All problems are edge cases, to some degree or another. The only real question is how far out those edges are, and whether users are likely to bump into them.
Edge cases like Raid5/6 which had the write hole issue approximately a decade after btrfs was released. At some point you say "This filesystem has lost so much of my data that I will never return to it."
Burn me once, shame on you, burn me twice, shame on me. If you purchased a new ford and that car fell apart a week later, would you ever buy a ford again? Some will, most wont.
A better analogy would be if the car got you in an accident. I don’t care if something breaks quickly as long as that means it can be returned or replaced.
I agree, I love BTRFS and have used it for ages, including some small scale production systems. But I know it still has some edge cases as you mention, which made me wonder: what is the impediment to having those cases fixed? BTRFS has been around long enough and even has some decent commercial support from a few vendors, so it seems like we can't just discount it as "it's open source and nobody is motivated to fix those long tail problems." Is there some kind of design issue that makes them hard?
edit: sorry, cheap shot at Facebook. I have no idea why BTRFS edge cases are not being fixed.
What I do know is that ZFS recently released a feature specifically for the hobbyist/frugal community. The feature allows you to grow an existing RAID array, something a financially sound business would never do. So no customer of anyone supporting ZFS would ever use this, and it took significant effort of ZFS developers to implement this. Not to mention that introducing feature potentially introduces weird behaviour in ZFS that might endanger its (reputation of) stability.

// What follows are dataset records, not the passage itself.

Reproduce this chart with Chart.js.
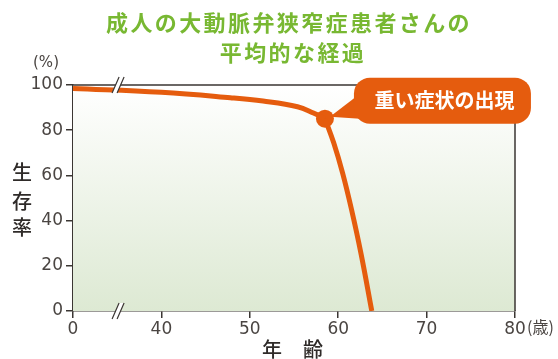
<!DOCTYPE html>
<html>
<head>
<meta charset="utf-8">
<script src="https://cdn.jsdelivr.net/npm/chart.js@4"></script>
<style>
  html, body { margin: 0; padding: 0; background: #fff; }
  #wrap { width: 558px; height: 359px; }
</style>
</head>
<body>
<div id="wrap"><canvas id="c" width="558" height="359"></canvas></div>
<script>
// data
const titleLines = ["成人の大動脈弁狭窄症患者さんの", "平均的な経過"];
const xTicks = [0, 40, 50, 60, 70, 80];
const yTicks = [0, 20, 40, 60, 80, 100];

// before symptoms appear
const agesBefore = [0, 40, 47.8, 51.5, 55.4, 57.2, 58.5];
const survivalBefore = [98.5, 96.8, 94.4, 92.9, 90.4, 87.6, 85.1];
// after symptoms appear
const agesAfter = [58.5, 59.5, 60.5, 61.5, 62.6, 63.8];
const survivalAfter = [85.1, 74.3, 61, 45, 25, 0];

const eventAge = 58.5;
const eventSurvival = 85.1;
const eventLabel = "重い症状の出現";

const ORANGE = "#e55c0e";
const AXIS = "#3b3633";
const TEXT = "#4a4542";
const JP = "'Noto Sans CJK JP', 'Noto Sans', sans-serif";

// axis is broken between 0 and 40: 0..40 squeezed into 30..40
function axisPos(age) {
    return age < 40 ? 30 + age / 4 : age;
}
function toPoints(ages, vals) {
    return ages.map((a, i) => ({ x: axisPos(a), y: vals[i] }));
}

// -----------------------------
// Extras plugin
// -----------------------------
const extras = {
    id: "extras",
    beforeDatasetsDraw(chart) {
        const { ctx, chartArea: a } = chart;
        const g = ctx.createLinearGradient(0, a.top, 0, a.bottom);
        g.addColorStop(0, "#ffffff");
        g.addColorStop(1, "#dde9d3");
        ctx.save();
        ctx.fillStyle = g;
        ctx.fillRect(a.left, a.top, a.right - a.left, a.bottom - a.top);
        ctx.strokeStyle = AXIS;
        ctx.lineWidth = 1.5;
        ctx.beginPath();
        ctx.moveTo(a.left, a.top);
        ctx.lineTo(a.right, a.top);
        ctx.lineTo(a.right, a.bottom);
        ctx.stroke();
        ctx.restore();
    },
    afterDatasetsDraw(chart) {
        const { ctx, chartArea: a, scales: { x, y } } = chart;
        ctx.save();

        // axis break marks
        const bx = x.getPixelForValue(35.1);
        [a.top, a.bottom].forEach(by => {
            ctx.fillStyle = "#ffffff";
            ctx.beginPath();
            ctx.moveTo(bx - 6, by + 8);
            ctx.lineTo(bx - 1, by + 8);
            ctx.lineTo(bx + 6, by - 8);
            ctx.lineTo(bx + 1, by - 8);
            ctx.closePath();
            ctx.fill();
            ctx.strokeStyle = AXIS;
            ctx.lineWidth = 1.2;
            ctx.beginPath();
            ctx.moveTo(bx - 6, by + 8); ctx.lineTo(bx + 1, by - 8);
            ctx.moveTo(bx - 1, by + 8); ctx.lineTo(bx + 6, by - 8);
            ctx.stroke();
        });

        // callout
        const px = x.getPixelForValue(eventAge);
        const py = y.getPixelForValue(eventSurvival);
        const bxl = px + 29, bxr = px + 206, byt = py - 41, byb = py + 5, r = 16;
        ctx.fillStyle = ORANGE;
        ctx.beginPath();
        ctx.moveTo(px + 5, py - 2);
        ctx.lineTo(bxl + 6, byt + 16);
        ctx.lineTo(bxl + 6, py);
        ctx.closePath();
        ctx.fill();
        ctx.beginPath();
        ctx.roundRect(bxl, byt, bxr - bxl, byb - byt, r);
        ctx.fill();
        ctx.fillStyle = "#ffffff";
        ctx.font = "bold 20px " + JP;
        ctx.textAlign = "center";
        ctx.textBaseline = "middle";
        ctx.fillText(eventLabel, (bxl + bxr) / 2 + 2, (byt + byb) / 2);

        // title
        ctx.fillStyle = "#78b832";
        ctx.font = "bold 22px " + JP;
        ctx.letterSpacing = "2.4px";
        ctx.fillText(titleLines[0], 289, 23);
        ctx.fillText(titleLines[1], 293, 53);
        ctx.letterSpacing = "0px";

        // units
        ctx.fillStyle = TEXT;
        ctx.font = "15px 'DejaVu Sans', sans-serif";
        ctx.fillText("(%)", 46, 63);
        ctx.textAlign = "left";
        ctx.font = "16px " + JP;
        ctx.fillText("(歳)", a.right + 12, a.bottom + 16);

        // axis titles
        ctx.textAlign = "center";
        ctx.fillStyle = "#2f2b29";
        ctx.font = "500 20px " + JP;
        ctx.fillText("生", 22, 172);
        ctx.fillText("存", 22, 201);
        ctx.fillText("率", 22, 227);
        ctx.fillText("年", 272, 349);
        ctx.fillText("齢", 313, 349);
        ctx.restore();
    }
};

// -----------------------------
// Chart
// -----------------------------
const ctx = document.getElementById("c").getContext("2d");
new Chart(ctx, {
    type: "line",
    data: {
        datasets: [
            {
                data: toPoints(agesBefore, survivalBefore),
                borderColor: ORANGE, borderWidth: 5,
                tension: 0.4,
                pointRadius: 0
            },
            {
                data: toPoints(agesAfter, survivalAfter),
                borderColor: ORANGE, borderWidth: 5,
                tension: 0.4,
                pointRadius: 0
            },
            {
                data: [{ x: eventAge, y: eventSurvival }],
                showLine: false,
                pointRadius: 9, pointHoverRadius: 9,
                pointBackgroundColor: ORANGE, pointBorderWidth: 0
            }
        ]
    },
    options: {
        responsive: false,
        animation: false,
        layout: { padding: { top: 85, right: 43, left: 0, bottom: 0 } },
        plugins: { legend: { display: false }, tooltip: { enabled: false }, title: { display: false } },
        scales: {
            x: {
                type: "linear", min: 30, max: 80,
                afterBuildTicks: s => { s.ticks = xTicks.map(v => ({ value: axisPos(v) })); },
                afterFit: s => { s.height = 48; },
                ticks: {
                    color: TEXT, padding: 1,
                    font: { family: "'DejaVu Sans', sans-serif", size: 17 },
                    callback: v => (v === 30 ? "0" : String(v))
                },
                grid: { drawOnChartArea: false, drawTicks: true, tickLength: 7, color: AXIS, lineWidth: 1.5 },
                border: { display: true, color: AXIS, width: 1.5 }
            },
            y: {
                min: 0, max: 100,
                afterBuildTicks: s => { s.ticks = yTicks.map(v => ({ value: v })); },
                afterFit: s => { s.width = 73; },
                ticks: {
                    color: TEXT, padding: 3,
                    font: { family: "'DejaVu Sans', sans-serif", size: 17 }
                },
                grid: { drawOnChartArea: false, drawTicks: true, tickLength: 7, color: AXIS, lineWidth: 1.5 },
                border: { display: true, color: AXIS, width: 1.5 }
            }
        }
    },
    plugins: [extras]
});
</script>
</body>
</html>
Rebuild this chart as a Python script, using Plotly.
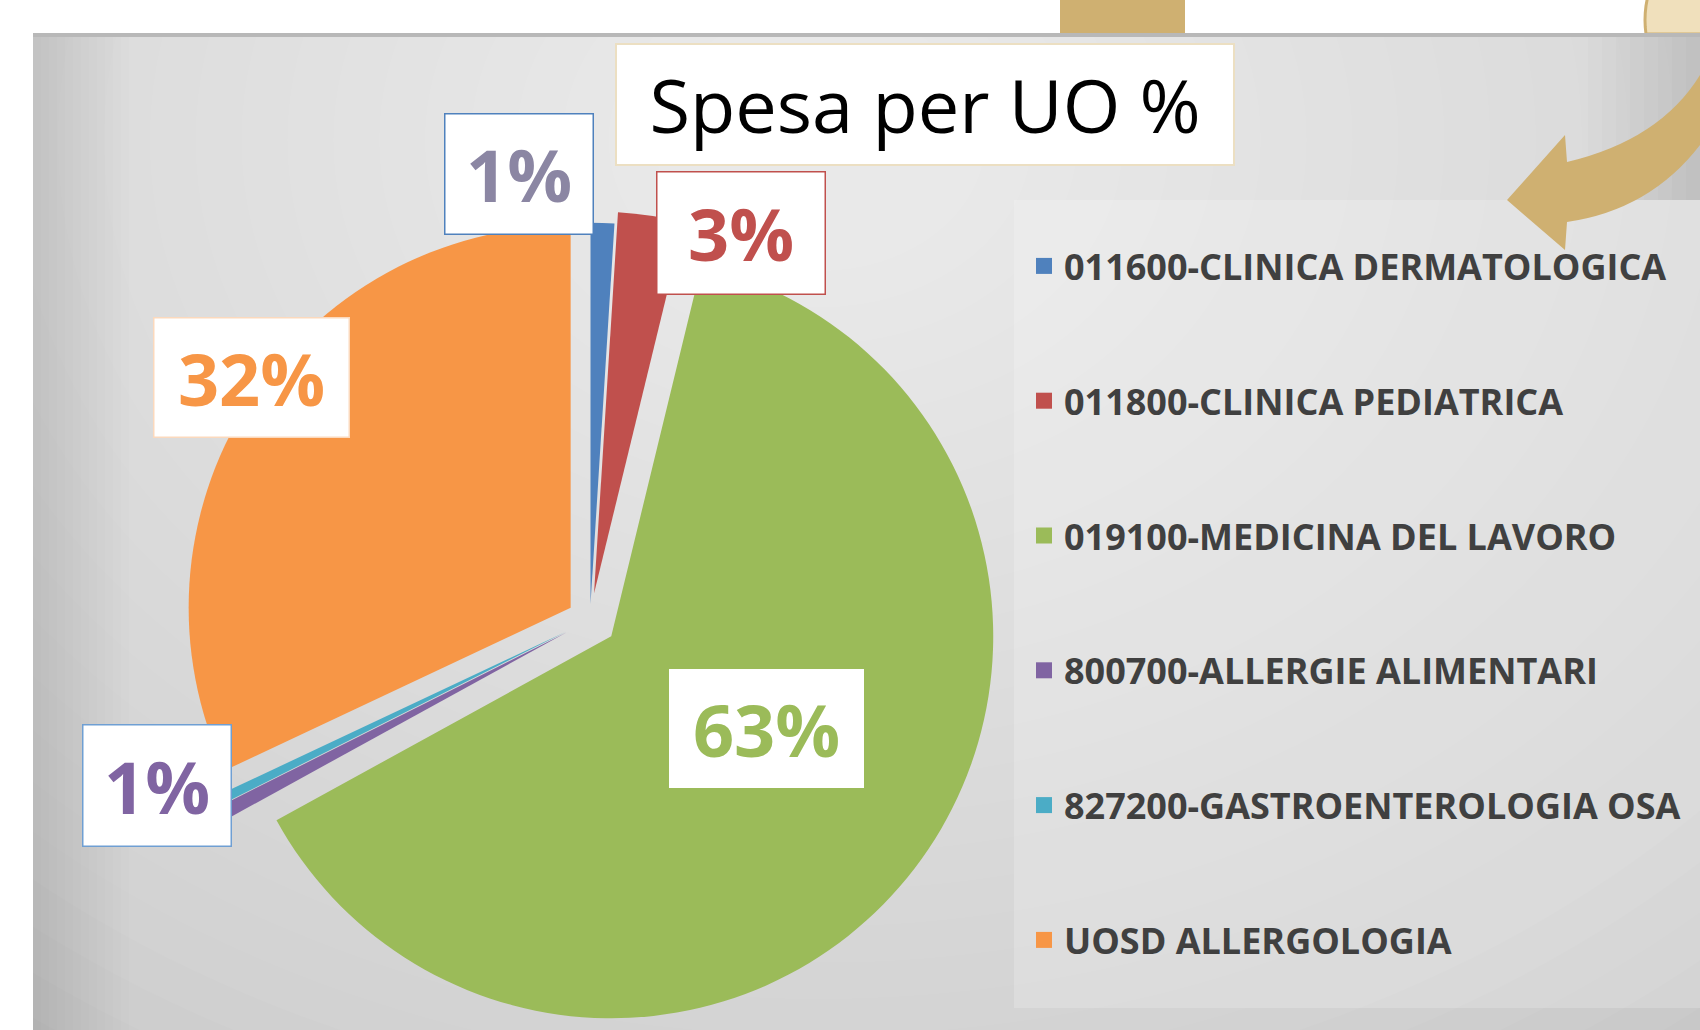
import math
import plotly.graph_objects as go

W, H = 1700, 1030

# ---------------- data ----------------
categories = [
    "011600-CLINICA DERMATOLOGICA",
    "011800-CLINICA PEDIATRICA",
    "019100-MEDICINA DEL LAVORO",
    "800700-ALLERGIE ALIMENTARI",
    "827200-GASTROENTEROLOGIA OSA",
    "UOSD ALLERGOLOGIA",
]
values = [1.0, 2.8, 63.2, 0.6, 0.4, 32.0]
title_text = "Spesa per UO %"

# ---------------- style ----------------
colors = ["#4f81bd", "#c0504d", "#9bbb59", "#8064a2", "#4bacc6", "#f79646"]
pulls = [0.04, 0.07, 0.07, 0.07, 0.07, 0.06]
FONT = "Open Sans"


def px(x):
    return x / W


def py(y):
    return 1 - y / H


fig = go.Figure()

R_PIE, CX, CY = 382, 590, 620
half = R_PIE * (1 + max(pulls))
fig.add_trace(go.Pie(
    labels=categories, values=values, sort=False, direction="clockwise",
    rotation=0, pull=pulls, marker=dict(colors=colors, line=dict(width=0)),
    textinfo="none", hoverinfo="label+percent", showlegend=False,
    domain=dict(x=[px(CX - half), px(CX + half)], y=[max(0, py(CY + half)), py(CY - half)]),
))

# legend entries (one per category)
for i, (name, col) in enumerate(zip(categories, colors)):
    fig.add_trace(go.Scatter(
        x=[None], y=[None], mode="markers", name=name, legendgroup=f"g{i}",
        marker=dict(symbol="square", size=16, color=col), showlegend=True,
        hoverinfo="skip",
    ))

# ---------------- background shapes ----------------
shapes = []
shapes.append(dict(type="rect", xref="paper", yref="paper", x0=0, x1=1, y0=0, y1=1,
                   fillcolor="#c6c6c6", line=dict(width=0), layer="below"))
n = 30
gx, gy = 820, 140
for k in range(n):
    rx = 1450 - k * (1450 - 120) / (n - 1)
    ry = 1150 - k * (1150 - 95) / (n - 1)
    shapes.append(dict(type="circle", xref="paper", yref="paper",
                       x0=px(gx - rx), x1=px(gx + rx), y0=py(gy + ry), y1=py(gy - ry),
                       fillcolor="white", opacity=0.045, line=dict(width=0), layer="below"))
# slightly darker left edge
for k in range(12):
    shapes.append(dict(type="rect", xref="paper", yref="paper",
                       x0=px(33), x1=px(33 + 8 * (k + 1)), y0=0, y1=py(36),
                       fillcolor="black", opacity=0.009, line=dict(width=0), layer="below"))
# slightly darker right edge near the top
for k in range(8):
    shapes.append(dict(type="rect", xref="paper", yref="paper",
                       x0=px(1700 - 14 * (k + 1)), x1=1, y0=py(200), y1=py(36),
                       fillcolor="black", opacity=0.01, line=dict(width=0), layer="below"))
# lighter legend panel
shapes.append(dict(type="rect", xref="paper", yref="paper",
                   x0=px(1014), x1=1, y0=py(1008), y1=py(200),
                   fillcolor="white", opacity=0.2, line=dict(width=0), layer="below"))
# white slide margins
shapes.append(dict(type="rect", xref="paper", yref="paper", x0=0, x1=px(33), y0=0, y1=1,
                   fillcolor="white", line=dict(width=0), layer="below"))
shapes.append(dict(type="rect", xref="paper", yref="paper", x0=0, x1=1, y0=py(34), y1=1,
                   fillcolor="white", line=dict(width=0), layer="below"))
# gold decoration on the slide
shapes.append(dict(type="rect", xref="paper", yref="paper", x0=px(1060), x1=px(1185),
                   y0=py(34), y1=1, fillcolor="#cfb071", line=dict(width=0), layer="below"))


def P(x, y):
    return f"{px(x)},{py(y)}"


# partial cream circle at the top right (cut by the chart picture)
ccx, ccy, cr = 1745, 20, 100
pts = []
for k in range(0, 361, 4):
    a = math.radians(k)
    x, y = ccx + cr * math.cos(a), ccy + cr * math.sin(a)
    pts.append((x, min(y, 34)))
circle_path = "M " + " L ".join(P(x, y) for x, y in pts) + " Z"
shapes.append(dict(type="path", xref="paper", yref="paper", path=circle_path,
                   fillcolor="#f0e0bc", line=dict(color="#cfb071", width=3), layer="below"))

# top edge shadow of the chart picture
shapes.append(dict(type="line", xref="paper", yref="paper", x0=px(33), x1=1,
                   y0=py(35), y1=py(35), line=dict(color="#b8b8b8", width=4), layer="below"))

# curved gold arrow (decoration)
arrow_path = (
    f"M {P(1507, 200)} L {P(1565, 135)} L {P(1567, 162)} "
    f"Q {P(1660, 140)} {P(1700, 75)} L {P(1700, 145)} "
    f"Q {P(1650, 210)} {P(1567, 222)} L {P(1565, 250)} Z"
)
shapes.append(dict(type="path", xref="paper", yref="paper", path=arrow_path,
                   fillcolor="#cfb071", line=dict(width=0), layer="above"))

# ---------------- label boxes ----------------
label_text = [f"{round(v)}%" for v in values]
label_boxes = {
    0: dict(c=(519, 174), w=150, h=122, font="#8b86a3", border="#4f81bd"),
    1: dict(c=(741, 233), w=170, h=124, font="#c0504d", border="#c0504d"),
    2: dict(c=(766, 728), w=195, h=119, font="#9bbb59", border="#ffffff"),
    3: dict(c=(157, 785), w=150, h=123, font="#8064a2", border="#6f9fd3"),
    5: dict(c=(251, 378), w=197, h=121, font="#f79646", border="#fbd9bd"),
}
annotations = []
for i, b in label_boxes.items():
    annotations.append(dict(
        text=f"<b>{label_text[i]}</b>", xref="paper", yref="paper",
        x=px(b["c"][0]), y=py(b["c"][1]), xanchor="center", yanchor="middle",
        showarrow=False, width=b["w"] - 3, height=b["h"] - 3, borderpad=0,
        bgcolor="white", bordercolor=b["border"], borderwidth=1.5,
        font=dict(family=FONT, size=72, color=b["font"]),
    ))

annotations.append(dict(
    text=title_text, xref="paper", yref="paper", x=px(925), y=py(105),
    xanchor="center", yanchor="middle", showarrow=False, width=616, height=119,
    borderpad=0, bgcolor="white", bordercolor="#ecdfc2", borderwidth=2,
    font=dict(family=FONT, size=74, color="black"),
))

fig.update_layout(
    width=W, height=H, margin=dict(l=0, r=0, t=0, b=0),
    paper_bgcolor="white", plot_bgcolor="rgba(0,0,0,0)",
    xaxis=dict(visible=False), yaxis=dict(visible=False),
    shapes=shapes, annotations=annotations,
    legend=dict(x=px(1024), xanchor="left", y=py(236), yanchor="top",
                bgcolor="rgba(0,0,0,0)", tracegroupgap=85, itemwidth=30,
                font=dict(family=FONT, size=36, color="#404040", weight="bold")),
)

fig.write_html(
    "out.html",
    config={"displayModeBar": False},
    post_script="document.body.style.margin='0';document.body.style.overflow='hidden';",
)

I'm super happy with it, (as my company was not in fact financially sound when we invested in our on-premise storage hardware), but if I was CEO of ZFS I'm not sure I'd sign off on it.
Point was the post is about losing reiserfs, and people are presenting virtues of zfs and btrfs as reasons why we don't need reiserfs any more, and this virtue of zfs is unremarkable.
That is very informative about the edge cases for btrfs. My question was what are the edge cases in the other filesystems which put them on a level playing field with btrfs considersing it still has so many.